Rettenberger stresses that ADVA is not saying its offering is necessarily a better solution. “But it is a very interesting way to drive 800 gigabits further than these 95 gigabaud solutions,” says Rettenberger. “It has the same cost, space, power efficiency, just greater reach.”
ADVA also agrees that it is not using electrical sub-carriers such as Infinera uses but it is using optical sub-carrier technology.
These two wavelengths are combined logically and also from a physical port interface point of view to fit within a 150GHz window.
The 95GBd, in contrast, is an interim symbol rate step and the resulting 112.5GHz channel width doesn’t easily fit with legacy 25GHz and 50GHz band increments, says ADVA, while the 150GHz band the CoreChannel sled uses is the same channel width that will be used once single-wavelength 140GBd technology becomes available.
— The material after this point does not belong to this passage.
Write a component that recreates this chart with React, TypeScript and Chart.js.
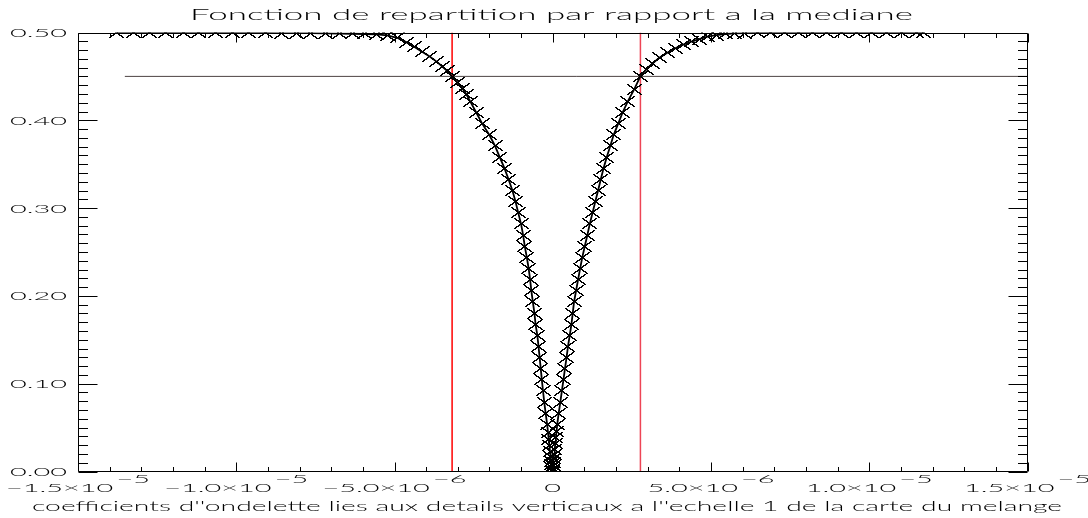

Acacia has also long talked about the merit of doubling the baud rate suggesting Cisco’s successor to the AC1200 will have a 140GBd symbol rate. Such a design is expected in the next year or two.
“We feel this [CoreChannel] implementation is already future-proofed,” says Rettenberger.
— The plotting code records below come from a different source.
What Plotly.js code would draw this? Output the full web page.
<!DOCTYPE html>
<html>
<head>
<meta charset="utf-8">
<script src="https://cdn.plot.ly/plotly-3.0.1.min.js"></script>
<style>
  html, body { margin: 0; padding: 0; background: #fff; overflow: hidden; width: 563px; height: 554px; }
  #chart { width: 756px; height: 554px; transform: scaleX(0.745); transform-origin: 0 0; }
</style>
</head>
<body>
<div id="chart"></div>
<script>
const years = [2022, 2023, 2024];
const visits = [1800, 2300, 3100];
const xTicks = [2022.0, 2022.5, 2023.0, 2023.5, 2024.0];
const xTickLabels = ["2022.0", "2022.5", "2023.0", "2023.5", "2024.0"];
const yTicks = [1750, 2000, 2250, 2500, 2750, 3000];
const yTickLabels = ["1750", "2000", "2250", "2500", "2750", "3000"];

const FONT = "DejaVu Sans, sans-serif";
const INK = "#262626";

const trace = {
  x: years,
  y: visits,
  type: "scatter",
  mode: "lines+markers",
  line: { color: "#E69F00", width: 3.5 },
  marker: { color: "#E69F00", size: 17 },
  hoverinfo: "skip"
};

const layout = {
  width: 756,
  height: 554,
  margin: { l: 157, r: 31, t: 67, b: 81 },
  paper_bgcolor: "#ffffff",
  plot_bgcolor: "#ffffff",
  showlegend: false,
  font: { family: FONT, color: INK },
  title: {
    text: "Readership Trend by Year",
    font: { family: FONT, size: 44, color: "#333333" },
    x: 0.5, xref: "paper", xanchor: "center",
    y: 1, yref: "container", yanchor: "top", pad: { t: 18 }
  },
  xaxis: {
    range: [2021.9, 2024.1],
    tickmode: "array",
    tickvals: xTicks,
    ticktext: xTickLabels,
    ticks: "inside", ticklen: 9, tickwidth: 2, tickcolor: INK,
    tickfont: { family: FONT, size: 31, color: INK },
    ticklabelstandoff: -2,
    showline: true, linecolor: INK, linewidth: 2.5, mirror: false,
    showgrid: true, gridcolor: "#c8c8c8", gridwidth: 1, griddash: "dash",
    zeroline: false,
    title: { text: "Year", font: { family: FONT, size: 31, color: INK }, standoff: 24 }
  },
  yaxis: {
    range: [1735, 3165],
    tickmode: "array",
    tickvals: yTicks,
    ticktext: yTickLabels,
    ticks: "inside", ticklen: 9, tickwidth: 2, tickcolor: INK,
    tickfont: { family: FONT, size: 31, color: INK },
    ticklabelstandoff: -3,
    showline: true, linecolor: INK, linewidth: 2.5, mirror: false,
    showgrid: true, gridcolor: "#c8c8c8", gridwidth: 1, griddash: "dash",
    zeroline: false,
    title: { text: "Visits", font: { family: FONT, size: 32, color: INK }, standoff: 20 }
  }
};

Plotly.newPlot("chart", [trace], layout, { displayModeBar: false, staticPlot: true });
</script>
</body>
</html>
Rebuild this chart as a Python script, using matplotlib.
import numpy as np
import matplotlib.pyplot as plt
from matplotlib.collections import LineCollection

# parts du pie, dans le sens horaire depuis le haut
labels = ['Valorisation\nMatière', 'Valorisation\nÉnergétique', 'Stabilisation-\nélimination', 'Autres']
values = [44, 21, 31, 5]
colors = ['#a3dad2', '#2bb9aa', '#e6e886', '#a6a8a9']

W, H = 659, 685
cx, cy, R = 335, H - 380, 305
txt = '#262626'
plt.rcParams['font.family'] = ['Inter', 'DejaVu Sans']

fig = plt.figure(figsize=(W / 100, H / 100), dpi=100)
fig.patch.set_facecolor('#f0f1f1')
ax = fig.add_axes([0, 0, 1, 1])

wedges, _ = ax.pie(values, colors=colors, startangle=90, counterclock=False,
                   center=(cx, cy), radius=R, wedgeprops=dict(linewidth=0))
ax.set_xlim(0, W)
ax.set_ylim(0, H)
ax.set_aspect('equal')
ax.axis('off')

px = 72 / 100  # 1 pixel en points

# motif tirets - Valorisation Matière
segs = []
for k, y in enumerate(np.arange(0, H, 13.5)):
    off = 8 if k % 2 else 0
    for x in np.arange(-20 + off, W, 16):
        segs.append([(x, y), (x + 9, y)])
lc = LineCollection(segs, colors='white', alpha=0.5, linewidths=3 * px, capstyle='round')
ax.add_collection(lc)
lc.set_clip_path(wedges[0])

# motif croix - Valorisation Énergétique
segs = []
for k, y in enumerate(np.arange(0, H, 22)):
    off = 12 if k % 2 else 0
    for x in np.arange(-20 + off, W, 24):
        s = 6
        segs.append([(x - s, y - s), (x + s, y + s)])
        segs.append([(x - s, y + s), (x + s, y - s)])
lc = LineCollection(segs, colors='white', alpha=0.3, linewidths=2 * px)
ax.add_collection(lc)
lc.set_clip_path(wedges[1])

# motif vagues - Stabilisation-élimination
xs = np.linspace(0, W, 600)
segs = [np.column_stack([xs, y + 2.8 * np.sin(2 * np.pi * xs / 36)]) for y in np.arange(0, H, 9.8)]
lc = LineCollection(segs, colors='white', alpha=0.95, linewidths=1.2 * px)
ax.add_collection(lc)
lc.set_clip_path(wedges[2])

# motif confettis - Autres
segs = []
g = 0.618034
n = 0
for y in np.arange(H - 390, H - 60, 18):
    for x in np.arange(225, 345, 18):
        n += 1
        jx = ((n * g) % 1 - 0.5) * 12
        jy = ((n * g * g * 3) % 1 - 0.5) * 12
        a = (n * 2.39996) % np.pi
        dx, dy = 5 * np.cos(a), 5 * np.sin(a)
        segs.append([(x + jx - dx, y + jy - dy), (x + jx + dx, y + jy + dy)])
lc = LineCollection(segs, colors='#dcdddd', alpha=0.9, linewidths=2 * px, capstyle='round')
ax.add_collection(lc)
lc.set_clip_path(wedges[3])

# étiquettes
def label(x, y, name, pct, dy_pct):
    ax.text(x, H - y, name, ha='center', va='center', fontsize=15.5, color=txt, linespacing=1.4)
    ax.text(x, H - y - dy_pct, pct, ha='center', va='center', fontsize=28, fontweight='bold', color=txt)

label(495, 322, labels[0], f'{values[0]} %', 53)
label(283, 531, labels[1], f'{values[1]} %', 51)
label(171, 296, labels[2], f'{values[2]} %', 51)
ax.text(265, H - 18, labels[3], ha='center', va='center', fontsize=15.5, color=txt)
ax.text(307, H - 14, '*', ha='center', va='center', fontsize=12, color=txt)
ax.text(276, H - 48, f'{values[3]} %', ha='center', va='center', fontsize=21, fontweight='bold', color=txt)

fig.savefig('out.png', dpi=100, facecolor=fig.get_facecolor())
ADVA says it undertook this development in collaboration with Acacia.
Acacia announced a dual-wavelength single-channel AC1200 solution in 2019. Then, the company unveiled its AC1200-SC2 that delivers 1.2 terabits over an optical channel.
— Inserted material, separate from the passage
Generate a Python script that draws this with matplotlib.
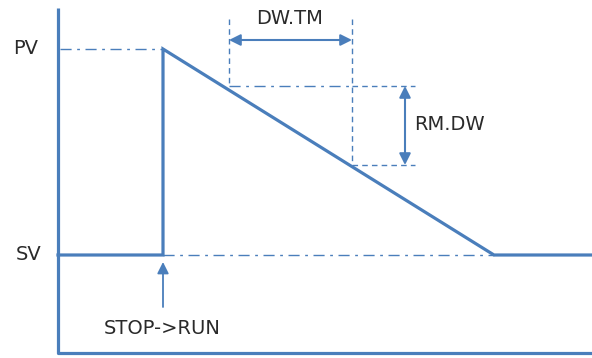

The SC2 (single chip, single channel) is an upgrade of Acacia’s AC1200 module in that it sends 1.2 terabits using two sub-carriers that fit in a 150GHz-wide channel.
Customer considerations
Choosing an optical solution comes down to five factors, each having its weight depending on the network application, says the first executive.
These are capacity-per-wavelength, cost-per-bit, capacity-per- optical-engine or -module, spectral efficiency and hence capacity-per-fibre, and power-per-bit.
“Each is measured for a given distance/ network application,” says the executive. “And the reason the weight changes for different applications is that the importance of each factor is different at different points in the network. For example, the importance of spectral efficiency changes depending on how expensive it is to light up a link (fibre and line system costs).”
For long-haul and submarine, spectral efficiency is the most important factor, while for metro it is typically cost-per-bit. Meanwhile, for data centre interconnect applications, it’s a mix between cost-per-bit and power-per-bit. Capacity-per-wave and capacity-per-optical-engine are valuable because they can reduce the number of wavelengths and modules that need to be deployed, reducing operating expenses and accelerating service activation.
“The reason that 5th generation [7nm CMOS technology] is superior to fourth generation [16nm] DSP technology is that it provides superior performance in every single one of those key criteria,” says the executive. “This fact minimised any potential benefits that could be achieved by banding together two wavelengths using 4th generation technology when compared to a single wavelength using 5th generation technology.”
“It sounds like others feel we have misled the market; that was not the intent,” says Rettenberger.
ADVA does not make its own coherent DSP so it doesn’t care if the chip is implemented using a 16nm, 7nm or a 5nm CMOS process.
“We are trying to build a good solution for transmitting 400GbE signals and, for us, the Pico chip is a wonderful piece of technology that we have now implemented in four different [sled] variants of TeraFlex.”